Strange re behavior: normal?

Sun Aug 17 14:40:31 EDT 2003

Michael Janssen wrote:

> Well, I belive it's good choice, to not split a string by an empty
> string, but when you really want (version with empty results on start
> and end omitted):
>
> def boundary_split(s):
>      back = []
>      while 1:
>          try:
>              # r'.\b' and +1 prevents endless loop
>              pos = re.search(r'.\b', s, re.DOTALL).start()+1
>          except AttributeError:
>              if s: back.append(s)
>              break
>          back.append(s[:pos])
>          s = s[pos:]
>      return back

note that \b is defined in terms of \w and \W, so you can replace the
above with:

def boundary_split(text):
    return re.findall("\w+|\W+", text)

> What's the good of splitting by boundaries? Someone else wanted this a
> few days ago on tutor and I can't figure out a reason by now.

the function extracts the words from a text, but includes the non-word
parts in the list as well (unlike, e.g. text.split() and re.findall("\w+")).

might be useful if you're writing some kind of text filter.

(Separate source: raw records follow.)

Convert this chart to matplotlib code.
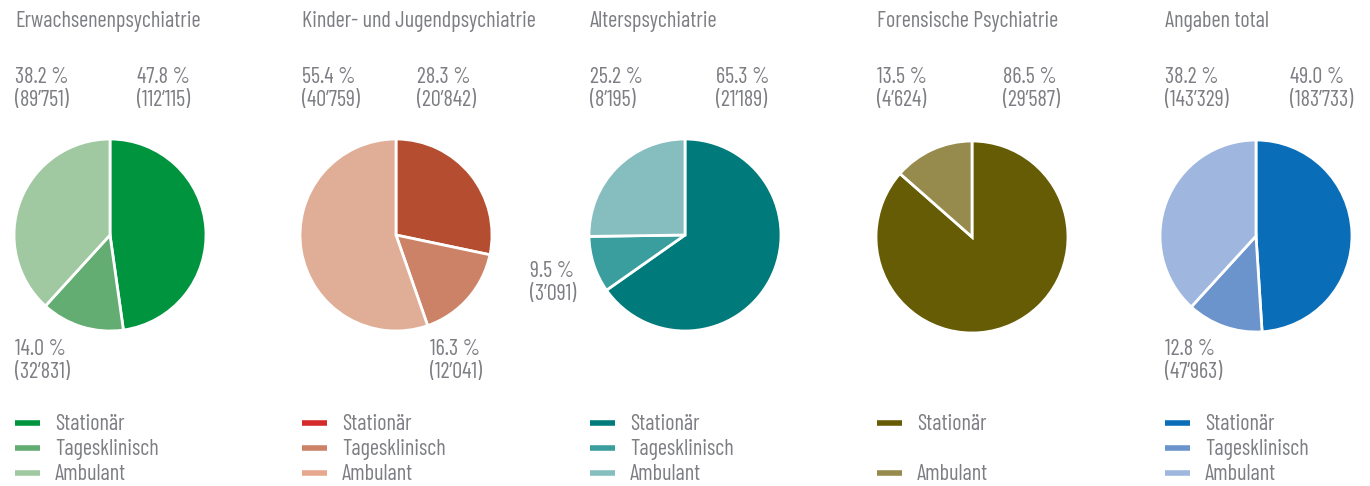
import matplotlib.pyplot as plt

plt.rcParams['font.family'] = ['Barlow Condensed', 'Archivo Narrow', 'DejaVu Sans']

titles = ['Erwachsenenpsychiatrie', 'Kinder- und Jugendpsychiatrie', 'Alterspsychiatrie',
          'Forensische Psychiatrie', 'Angaben total']
categories = ['Stationär', 'Tagesklinisch', 'Ambulant']

counts = [
    [112115, 32831, 89751],
    [20842, 12041, 40759],
    [21189, 3091, 8195],
    [29587, 0, 4624],
    [183733, 47963, 143329],
]
percents = [
    [47.8, 14.0, 38.2],
    [28.3, 16.3, 55.4],
    [65.3, 9.5, 25.2],
    [86.5, 0.0, 13.5],
    [49.0, 12.8, 38.2],
]
slice_colors = [
    ['#00943F', '#63AD72', '#A0C9A2'],
    ['#B54E30', '#CC8266', '#E0AE96'],
    ['#007A7A', '#3A9E9E', '#86BDBF'],
    ['#665C05', '#968A4C', '#968A4C'],
    ['#0A6DB8', '#6B93CC', '#9FB6DF'],
]
legend_colors = [
    ['#00943F', '#63AD72', '#A0C9A2'],
    ['#D42A2A', '#CC8266', '#E5A88D'],
    ['#007A7A', '#3A9E9E', '#86BDBF'],
    ['#665C05', None, '#968A4C'],
    ['#0A6DB8', '#6B93CC', '#9FB6DF'],
]

W, H = 1370, 486
grey = '#7D7E83'

# layout in pixels (top-left origin)
left_x = [15, 302, 590, 877, 1165]
right_x = [137, 417, 716, 1003, 1290]
centers = [(110, 235), (396, 235), (685, 235), (972, 237), (1256, 236)]
radius = 96
# where the Tagesklinisch label goes
tk_pos = [(15, 348), (430, 348), (530, 270), None, (1165, 348)]

fig = plt.figure(figsize=(W / 100, H / 100), dpi=100)
ax = fig.add_axes([0, 0, 1, 1])


def fy(y):
    return H - y


def fmt(pct, n):
    return f'{pct:.1f} %\n({n:,})'.replace(',', '’')


fs = 16
tw = 'normal'
for i in range(5):
    cx, cy = centers[i]
    vals = [v for v in counts[i] if v > 0]
    cols = [c for v, c in zip(counts[i], slice_colors[i]) if v > 0]
    ax.pie(vals, colors=cols, startangle=90, counterclock=False,
           center=(cx, fy(cy)), radius=radius,
           wedgeprops=dict(edgecolor='white', linewidth=2))

    ax.text(left_x[i], fy(22), titles[i], fontsize=fs, color=grey, va='center',
            ha='left', fontweight=tw)
    ax.text(left_x[i], fy(89), fmt(percents[i][2], counts[i][2]), fontsize=fs,
            color=grey, va='center', ha='left', linespacing=1.1, fontweight=tw)
    ax.text(right_x[i], fy(89), fmt(percents[i][0], counts[i][0]), fontsize=fs,
            color=grey, va='center', ha='left', linespacing=1.1, fontweight=tw)
    if tk_pos[i] is not None:
        tx, ty = tk_pos[i]
        ax.text(tx, fy(ty + 13), fmt(percents[i][1], counts[i][1]), fontsize=fs,
                color=grey, va='center', ha='left', linespacing=1.1, fontweight=tw)

    for k, cat in enumerate(categories):
        col = legend_colors[i][k]
        if col is None:
            continue
        ly = fy(423 + 25 * k)
        ax.plot([left_x[i], left_x[i] + 25], [ly, ly], color=col, lw=4,
                solid_capstyle='butt')
        ax.text(left_x[i] + 40, ly - 1.5, cat, fontsize=fs, color=grey, va='center',
                ha='left', fontweight=tw)

ax.set_xlim(0, W)
ax.set_ylim(0, H)
ax.set_aspect('auto')
ax.axis('off')
fig.savefig('out.png', dpi=100, facecolor='white')
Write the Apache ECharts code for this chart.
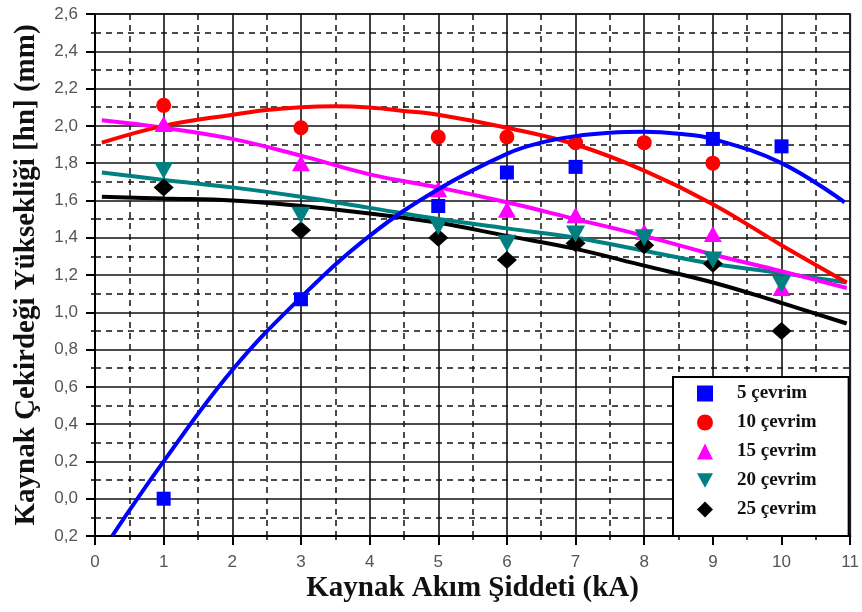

    for part in re.findall("\w+|\W+", text):
        ...

here's an alternative pattern, which might be easier to use:

    for word, sep in re.findall("(\w+)(\W*)", text):
        ...

</F>

PS. for proper support of non-ASCII text, prefix the pattern with (?u)
for ISO-8859-1 or Unicode strings, or (?L) to support localized text
(locale.setlocale).